The grounds around this monument are called Tierras de Granadilla, and involve a huge nature park. I could see some trails, and the water looked pristine. I don’t know my birds too well, but I saw a lot of gorgeous ones.
After the visit, I took a leisurely but pretty short trip to Hervas, where I parked in the middle of a busy plaza and wandered into the Jewish quarter for lunch. I was lucky to get there just as they were opening, so had no trouble getting a table.
I chose the gastronomical set menu, which was 5 courses including an excellent wine, bottled water, bread and coffee. If there IS a chef’s menu for the day, I think it’s best to order it. 😀
My favorite course was the salad, which was truly wonderful. Those mushrooms!
Dessert was really colorful and pretty.
I was so full when I finished, so I took a walk to the town’s municipal park and botanical gardens, where many people were picnicking.
The formerly busy plaza was dead quiet when I left and took a “winding route” (on my TomTom navigation) through the Casas de Monte to the Roman ruins of Caparra. That route was great, interspersed with villages built into rocks and around them, with waterfalls running through them. Every other bend had a lovely scenic outlook, and the alternating ones all seemed to have little old men gazing up at the walnut and olive trees, or the grapevines.
The Caparra site was really nice, with good signage to explain everything, except for the fact that the English translation was clearly done by Google.

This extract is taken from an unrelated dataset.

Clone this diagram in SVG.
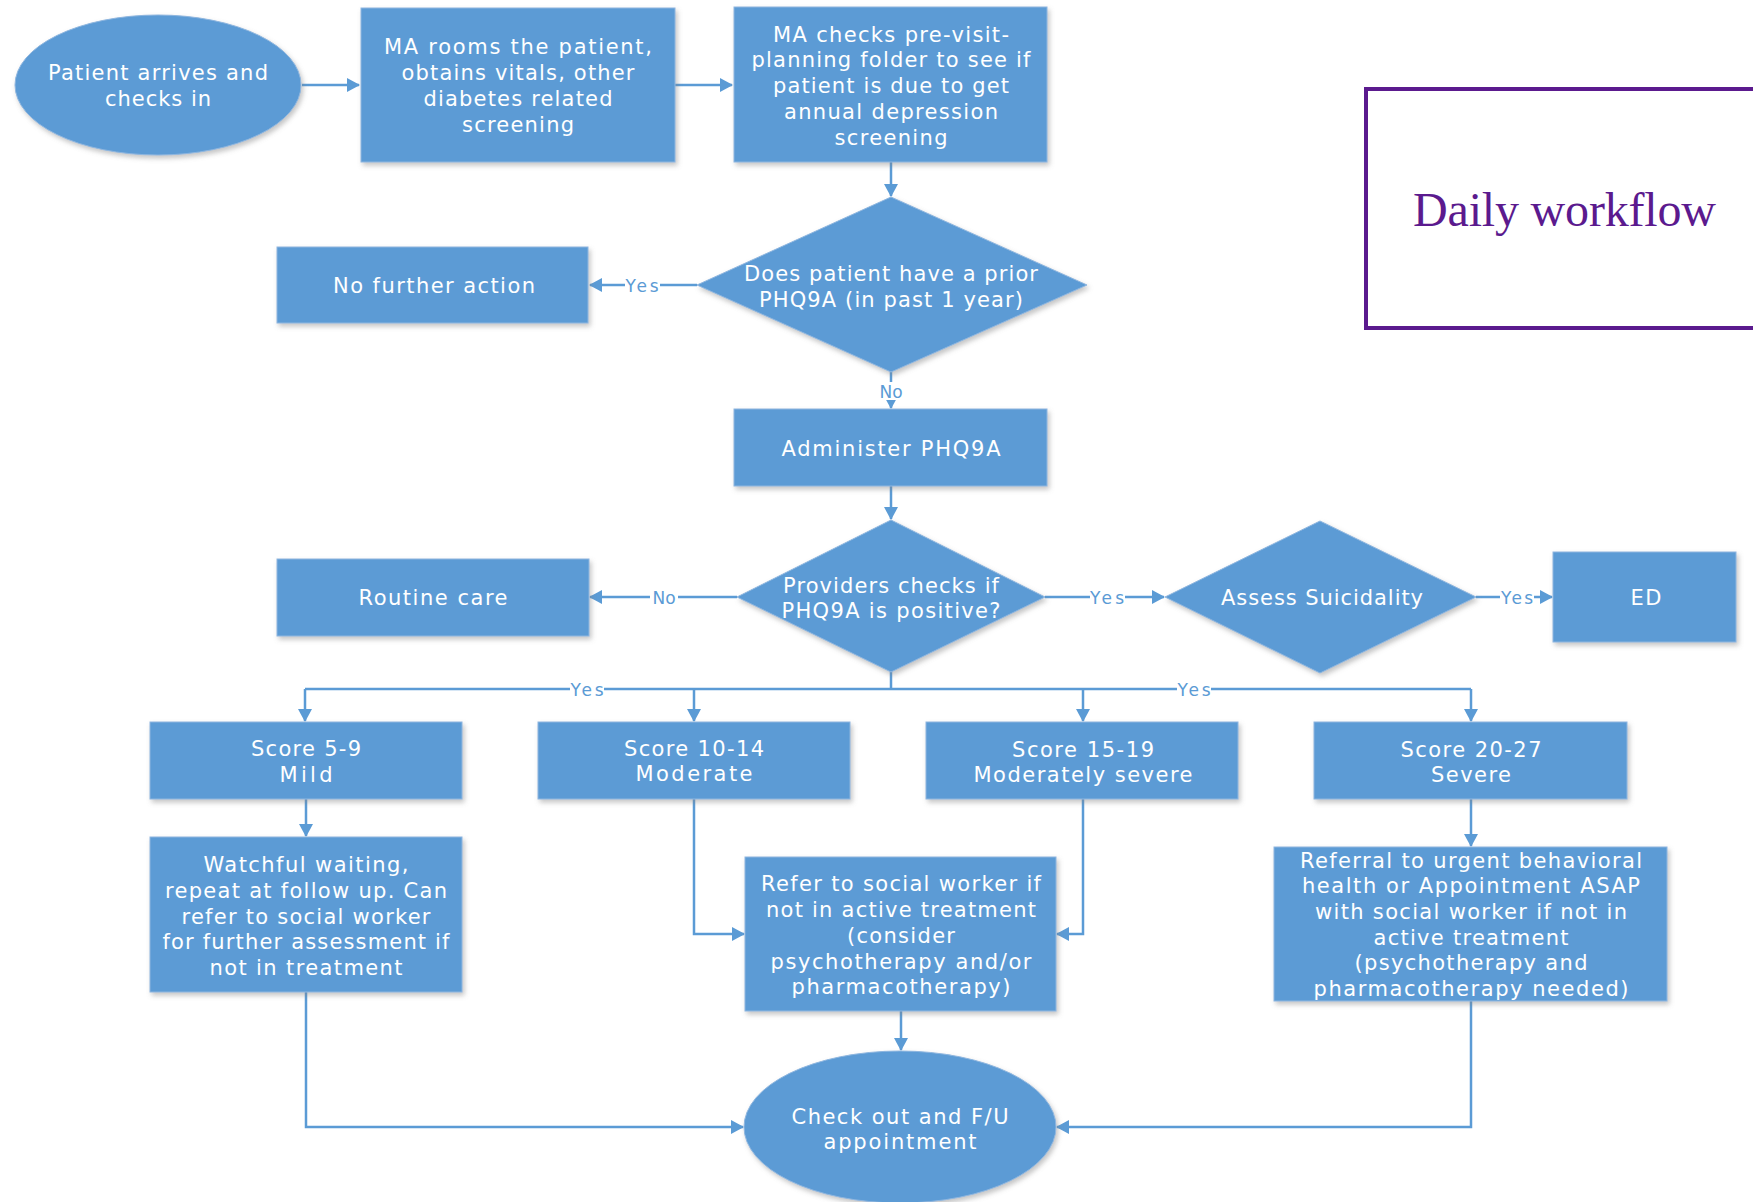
<svg xmlns="http://www.w3.org/2000/svg" width="1753" height="1202" viewBox="0 0 1753 1202">
<style>
.n{fill:#5B9BD5;stroke:#8fb6df;stroke-width:1;filter:url(#sh)}
.t{fill:#ffffff;font-family:"DejaVu Sans","Liberation Sans",sans-serif;font-size:21px;text-anchor:middle}
.c{fill:none;stroke:#5B9BD5;stroke-width:2.5}
.a{marker-end:url(#ah)}
.l{fill:#5B9BD5;font-family:"DejaVu Sans","Liberation Sans",sans-serif;font-size:17px;text-anchor:middle}
.lb{fill:#ffffff}
</style>
<defs>
<filter id="sh" x="-10%" y="-10%" width="130%" height="130%">
<feDropShadow dx="2" dy="3" stdDeviation="2.5" flood-color="#7f7f7f" flood-opacity="0.45"/>
</filter>
<marker id="ah" markerWidth="14" markerHeight="14" refX="12" refY="7" orient="auto" markerUnits="userSpaceOnUse">
<path d="M0,0 L13,7 L0,14 Z" fill="#5B9BD5"/>
</marker>
</defs>
<rect width="1753" height="1202" fill="#ffffff"/>

<g id="connectors">
<path class="c a" d="M302,85 H359"/>
<path class="c a" d="M675,85 H732"/>
<path class="c a" d="M891,162 V196"/>
<path class="c a" d="M697,285 H590"/>
<path class="c a" d="M891,372 V408"/>
<path class="c a" d="M891,486 V519"/>
<path class="c a" d="M737,597 H590"/>
<path class="c a" d="M1045,597 H1164"/>
<path class="c a" d="M1476,597 H1552"/>
<path class="c" d="M891,672 V689 M305,689 H1471"/>
<path class="c a" d="M305,689 V721"/>
<path class="c a" d="M694,689 V721"/>
<path class="c a" d="M1083,689 V721"/>
<path class="c a" d="M1471,689 V721"/>
<path class="c a" d="M306,799 V836"/>
<path class="c a" d="M306,992 V1127 H743"/>
<path class="c a" d="M694,799 V934 H744"/>
<path class="c a" d="M1083,799 V934 H1057"/>
<path class="c a" d="M901,1011 V1050"/>
<path class="c a" d="M1471,799 V846"/>
<path class="c a" d="M1471,1001 V1127 H1057"/>
<g id="labels">
<rect class="lb" x="625" y="276" width="35" height="18"/><text class="l" x="642" y="292" textLength="33">Yes</text>
<rect class="lb" x="878" y="382" width="27" height="18"/><text class="l" x="891" y="398">No</text>
<rect class="lb" x="650" y="588" width="28" height="18"/><text class="l" x="664" y="604">No</text>
<rect class="lb" x="1090" y="588" width="35" height="18"/><text class="l" x="1107" y="604" textLength="34">Yes</text>
<rect class="lb" x="1500" y="588" width="34" height="18"/><text class="l" x="1517" y="604" textLength="32">Yes</text>
<rect class="lb" x="570" y="680" width="34" height="18"/><text class="l" x="587" y="696" textLength="33">Yes</text>
<rect class="lb" x="1177" y="680" width="34" height="18"/><text class="l" x="1194" y="696" textLength="33">Yes</text>
</g>
</g>

<g id="n_arrive"><ellipse class="n" cx="158" cy="85" rx="143" ry="70"/>
<text class="t" x="158" y="80" textLength="220">Patient arrives and</text>
<text class="t" x="158" y="106" textLength="106">checks in</text></g>

<g id="n_rooms"><rect class="n" x="361" y="8" width="314" height="154"/>
<text class="t" x="518" y="54" textLength="268">MA rooms the patient,</text>
<text class="t" x="518" y="80" textLength="233">obtains vitals, other</text>
<text class="t" x="518" y="106" textLength="189">diabetes related</text>
<text class="t" x="518" y="132" textLength="112">screening</text></g>

<g id="n_checks"><rect class="n" x="734" y="7" width="313" height="155"/>
<text class="t" x="891" y="42" textLength="236">MA checks pre-visit-</text>
<text class="t" x="891" y="67" textLength="279">planning folder to see if</text>
<text class="t" x="891" y="93" textLength="236">patient is due to get</text>
<text class="t" x="891" y="119" textLength="214">annual depression</text>
<text class="t" x="891" y="145" textLength="113">screening</text></g>

<g id="n_prior"><polygon class="n" points="891,197 1087,285 891,372 697,285"/>
<text class="t" x="891" y="281" textLength="294">Does patient have a prior</text>
<text class="t" x="891" y="307" textLength="264">PHQ9A (in past 1 year)</text></g>

<g id="n_nofurther"><rect class="n" x="277" y="247" width="311" height="76"/>
<text class="t" x="434" y="293" textLength="202">No further action</text></g>

<g id="n_admin"><rect class="n" x="734" y="409" width="313" height="77"/>
<text class="t" x="891" y="456" textLength="219">Administer PHQ9A</text></g>

<g id="n_positive"><polygon class="n" points="891,520 1045,597 891,672 737,597"/>
<text class="t" x="891" y="593" textLength="216">Providers checks if</text>
<text class="t" x="891" y="618" textLength="219">PHQ9A is positive?</text></g>

<g id="n_routine"><rect class="n" x="277" y="559" width="312" height="77"/>
<text class="t" x="433" y="605" textLength="149">Routine care</text></g>

<g id="n_assess"><polygon class="n" points="1320,521 1476,597 1320,673 1165,597"/>
<text class="t" x="1322" y="605" textLength="202">Assess Suicidality</text></g>

<g id="n_ed"><rect class="n" x="1553" y="552" width="183" height="90"/>
<text class="t" x="1646" y="605" textLength="31">ED</text></g>

<g id="n_mild"><rect class="n" x="150" y="722" width="312" height="77"/>
<text class="t" x="306" y="756" textLength="110">Score 5-9</text>
<text class="t" x="306" y="782" textLength="53">Mild</text></g>

<g id="n_moderate"><rect class="n" x="538" y="722" width="312" height="77"/>
<text class="t" x="694" y="756" textLength="140">Score 10-14</text>
<text class="t" x="694" y="781" textLength="117">Moderate</text></g>

<g id="n_modsevere"><rect class="n" x="926" y="722" width="312" height="77"/>
<text class="t" x="1083" y="757" textLength="142">Score 15-19</text>
<text class="t" x="1083" y="782" textLength="219">Moderately severe</text></g>

<g id="n_severe"><rect class="n" x="1314" y="722" width="313" height="77"/>
<text class="t" x="1471" y="757" textLength="141">Score 20-27</text>
<text class="t" x="1471" y="782" textLength="80">Severe</text></g>

<g id="n_watchful"><rect class="n" x="150" y="837" width="312" height="155"/>
<text class="t" x="306" y="872" textLength="205">Watchful waiting,</text>
<text class="t" x="306" y="898" textLength="282">repeat at follow up. Can</text>
<text class="t" x="306" y="924" textLength="249">refer to social worker</text>
<text class="t" x="306" y="949" textLength="287">for further assessment if</text>
<text class="t" x="306" y="975" textLength="193">not in treatment</text></g>

<g id="n_refer"><rect class="n" x="745" y="857" width="311" height="154"/>
<text class="t" x="901" y="891" textLength="280">Refer to social worker if</text>
<text class="t" x="901" y="917" textLength="270">not in active treatment</text>
<text class="t" x="901" y="943" textLength="108">(consider</text>
<text class="t" x="901" y="969" textLength="261">psychotherapy and/or</text>
<text class="t" x="901" y="994" textLength="219">pharmacotherapy)</text></g>

<g id="n_referral"><rect class="n" x="1274" y="847" width="393" height="154"/>
<text class="t" x="1471" y="868" textLength="342">Referral to urgent behavioral</text>
<text class="t" x="1471" y="893" textLength="338">health or Appointment ASAP</text>
<text class="t" x="1471" y="919" textLength="312">with social worker if not in</text>
<text class="t" x="1471" y="945" textLength="195">active treatment</text>
<text class="t" x="1471" y="970" textLength="233">(psychotherapy and</text>
<text class="t" x="1471" y="996" textLength="315">pharmacotherapy needed)</text></g>

<g id="n_checkout"><ellipse class="n" cx="900" cy="1127" rx="156" ry="76"/>
<text class="t" x="900" y="1124" textLength="217">Check out and F/U</text>
<text class="t" x="900" y="1149" textLength="153">appointment</text></g>

<g id="title"><rect x="1366" y="89" width="420" height="239" fill="#ffffff" stroke="#5B1A8E" stroke-width="4"/>
<text x="1413" y="226" font-family="'Liberation Serif',serif" font-size="48" fill="#5B1A8E" textLength="303">Daily workflow</text></g>
</svg>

This season is an excellent time to explore this part of Spain. The walnut trees, in huge orchards, with fields of purple and yellow flowers surrounding them and cattle, goats, sheep and some horses grazing here and there– it’s all so picturesque. I can imagine it gets quite hot later in the year, but it was very comfortable today. I got a little too warm occasionally (hiking around in the sun) and a little too chilly occasionally (sitting on a shaded terrace to eat lunch).